What "Long-Term Holders" Actually Means
Let's be clear about who we're talking about here. These aren't day traders chasing green candles. Long-term holders — the wallets Glassnode tracks as holding Bitcoin for extended periods without moving it — are the closest thing crypto has to institutional patience. When they sell, it usually signals they think the price is high enough to take profit. When they accumulate, it means they've looked at where we are and decided the risk-reward makes sense.
They were distributing. Now they're not. That shift matters more than any short-term price chart.
The interesting wrinkle is the contrast sitting alongside this data: ETF outflows are still happening, which means institutional sentiment — the newer money that came in through the regulated, Wall Street-approved front door — remains soft. So you've got two different types of "big money" moving in opposite directions right now. The old guard is accumulating. The suits are still cautious.

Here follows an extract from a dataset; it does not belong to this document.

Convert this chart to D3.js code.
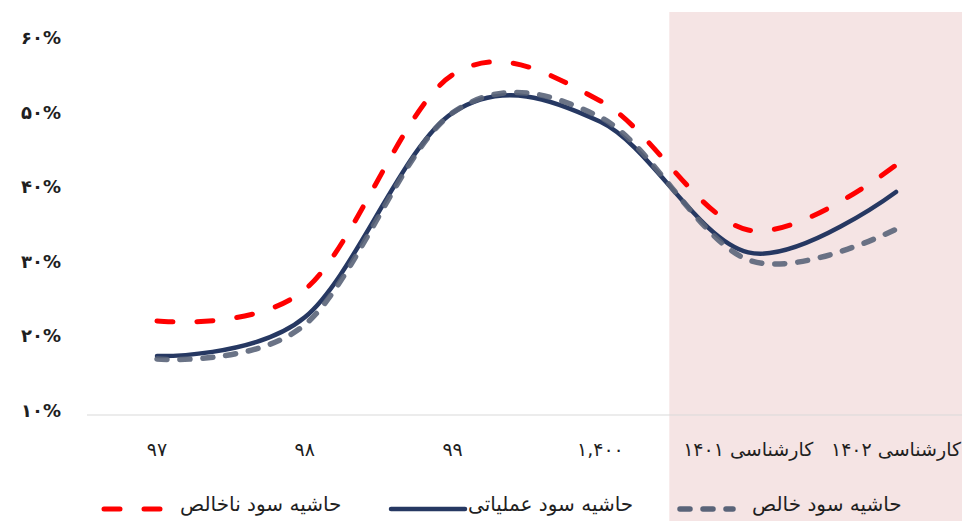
<!DOCTYPE html>
<html lang="fa">
<head>
  <meta charset="UTF-8" />
  <title>Profit margins</title>
  <style>
    body { margin: 0; background: #fff; }
    svg text { font-family: "DejaVu Sans", sans-serif; fill: #1f1f1f; }
  </style>
</head>
<body>
  <svg id="chart"></svg>

  <script src="https://d3js.org/d3.v7.min.js"></script>
  <script>
    const categories = ["۹۷", "۹۸", "۹۹", "۱,۴۰۰", "کارشناسی ۱۴۰۱", "کارشناسی ۱۴۰۲"];
    const grossMargin = [22.6, 26.8, 55.6, 52.1, 34.8, 43.5];
    const operatingMargin = [17.9, 23.1, 50.5, 49.3, 31.8, 39.9];
    const netMargin = [17.5, 22.1, 50.5, 49.9, 30.8, 34.9];
    const yTicks = [10, 20, 30, 40, 50, 60];
    const forecastFrom = 4; // index of first forecast category

    const seriesNames = ["حاشیه سود ناخالص", "حاشیه سود عملیاتی", "حاشیه سود خالص"];

    const toFa = s => String(s).replace(/\d/g, d => "۰۱۲۳۴۵۶۷۸۹"[d]);

    const W = 964, H = 521;
    const svg = d3.select("#chart").attr("width", W).attr("height", H);

    const x = d3.scalePoint().domain(categories).range([157, 896]);
    const y = d3.scaleLinear().domain([10, 60]).range([415, 42]);

    // shaded forecast area
    const shadeLeft = (x(categories[forecastFrom - 1]) + x(categories[forecastFrom])) / 2 - 5;
    svg.append("rect")
      .attr("x", shadeLeft)
      .attr("y", 12)
      .attr("width", 962 - shadeLeft)
      .attr("height", H - 12)
      .attr("fill", "#f5e4e4");

    // base axis line
    svg.append("line")
      .attr("x1", 87).attr("x2", 962)
      .attr("y1", y(10)).attr("y2", y(10))
      .attr("stroke", "#d9d9d9").attr("stroke-width", 1);

    // y labels
    svg.selectAll(".ytick")
      .data(yTicks)
      .join("text")
      .attr("class", "ytick")
      .attr("x", 61)
      .attr("y", d => y(d) - 3)
      .attr("dominant-baseline", "middle")
      .attr("text-anchor", "end")
      .style("font-size", "18px")
      .style("font-weight", "bold")
      .text(d => toFa(d) + "%");

    // x labels
    svg.selectAll(".xtick")
      .data(categories)
      .join("text")
      .attr("class", "xtick")
      .attr("x", d => x(d))
      .attr("y", 450)
      .attr("dominant-baseline", "middle")
      .attr("text-anchor", "middle")
      .style("font-size", "19px")
      .text(d => d);

    const styles = [
      { data: grossMargin, color: "#ff0000", width: 5, dash: "16,24" },
      { data: operatingMargin, color: "#263862", width: 4.5, dash: null },
      { data: netMargin, color: "#5a6479", width: 5.5, dash: "10,13", opacity: 0.9 }
    ];

    const line = d3.line()
      .x((d, i) => x(categories[i]))
      .y(d => y(d))
      .curve(d3.curveCatmullRom.alpha(0));

    styles.forEach(s => {
      svg.append("path")
        .datum(s.data)
        .attr("d", line)
        .attr("fill", "none")
        .attr("stroke", s.color)
        .attr("stroke-width", s.width)
        .attr("stroke-linecap", "round")
        .attr("stroke-dasharray", s.dash)
        .attr("opacity", s.opacity || 1);
    });

    // legend
    const legendItems = [
      { name: seriesNames[0], s: styles[0], x0: 104, x1: 167, tx: 180 },
      { name: seriesNames[1], s: styles[1], x0: 391, x1: 465, tx: 468 },
      { name: seriesNames[2], s: styles[2], x0: 680, x1: 733, tx: 752 }
    ];
    const ly = 509;
    legendItems.forEach(it => {
      svg.append("line")
        .attr("x1", it.x0).attr("x2", it.x1)
        .attr("y1", ly).attr("y2", ly)
        .attr("stroke", it.s.color)
        .attr("stroke-width", it.s.width)
        .attr("stroke-linecap", "round")
        .attr("stroke-dasharray", it.s.dash);
      svg.append("text")
        .attr("x", it.tx)
        .attr("y", ly - 4)
        .attr("dominant-baseline", "middle")
        .style("font-size", "20px")
        .text(it.name);
    });
  </script>
</body>
</html>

Two Different Signals, One Market
We're not going to pretend this is a simple picture. It isn't. When ETFs see outflows, that's institutional money pulling back — fund managers, pension allocations, whatever — and that keeps a lid on price momentum. You can't have a clean bull run when one pool of significant capital is heading for the exit.
But here's what we'd say in any pub argument about this: ETF flows are reactive. They follow narratives, quarterly reports, risk-off environments. Long-term holders have seen multiple cycles. They've watched Bitcoin get declared dead more times than we can count and they've come out the other side. Their return to accumulation isn't a bet on next week — it's a bet on the next eighteen months.
Some analysts are already asking whether Bitcoin is in the early stages of forming a bottom. We won't put words in anyone's mouth beyond what the data shows, but the on-chain shift from distribution to accumulation is exactly the kind of signal that's preceded recoveries before.
Our Take
The tension between ETF outflows and long-term holder accumulation is the real story here, not just one headline. Institutional sentiment being subdued isn't a disaster — it's a condition. Conditions change. What doesn't change quickly is the conviction of people who've held through every bear market cycle and decided now is the moment to add, not reduce.
We're not calling a bottom. Nobody should be doing that with certainty. What we will say is this: when the wallets with the longest memories start accumulating, ignoring that because the ETF news looks gloomy is the kind of short-sightedness that costs people money. Watch the hands that have been here the longest. Right now, those hands are filling bags.